The church managed to raise the necessary money, and on March 15, 1993, RBN came under the control of the new owners, who paid off the remainder of the purchase in March 1995. The meaning of its acronym was changed, from Rede Brasil Norte to Rede Boas Novas, basically maintaining the same visual identity as the previous administration. Behind the scenes, professionals linked to the old management were fired, with the sole exception of technicians, and were replaced by people linked to the church. The secular programming of RBN and Manchete also underwent significant changes.

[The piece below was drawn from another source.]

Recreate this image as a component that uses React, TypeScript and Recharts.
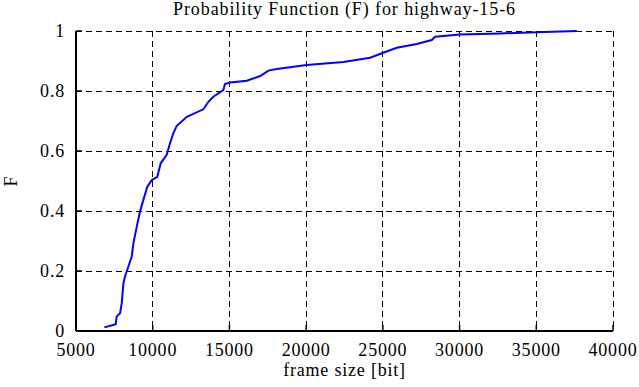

Times traditionally occupied by film slots such as the Cinema Nacional and Sala VIP now featured local programs aimed at the evangelical community, such as Proclamai, Alfa e Ômega and Nos Bastidores da Igreja.

In 1995, it acquired TV Guajará in Belém, which also attracted Edir Macedo's attention (his plan was to turn it into a Record O&O). Since the Manaus station still had commercial agreements with minor television networks as a secondary affiliate, the network created Jesus Sat in 1995 to deliver a full feed of Christian programming via satellite. This arrangement lasted until 1999, when Boas Novas Manaus and Belém ceased relaying Central Nacional de Televisão, with which they held an affiliation agreement.

In April 2010, the mayor of Coari, Arnaldo Mitouso (which had defeated the powerful political group connected to the Assembly of God, through voting in the municipality in 2008), accused the same church and a local pastor (who gave a room in an annex at the building of the TV relay station, in order for Rádio Nova Coari FM to work after the station suffered from a fire, for criticizing the local administration. The mayo criticized the cession of the facilities for the radio station and threatened to take drastic measures against the location and the church's pastor, in case they did not change the location for the radio station's facilities to operate.

In January 2014, the network resumed airing programs from Valdemiro Santiago's World Church of God's Power.

Rede Boas Novas briefly aired programs from Igreja Apostólica Plenitude do Trono de Deus and also aired those from Rede Portas Abertas. Since November 1, 2016, it started sharing content from Rede Gênesis, owned by Comunidade Evangélica Sara Nossa Terra, enabling an arrangement in which each aired 12 hours of programming on the same frequency. With the partnership, both network claimed 80% coverage. The partnership ended on June 4, 2018.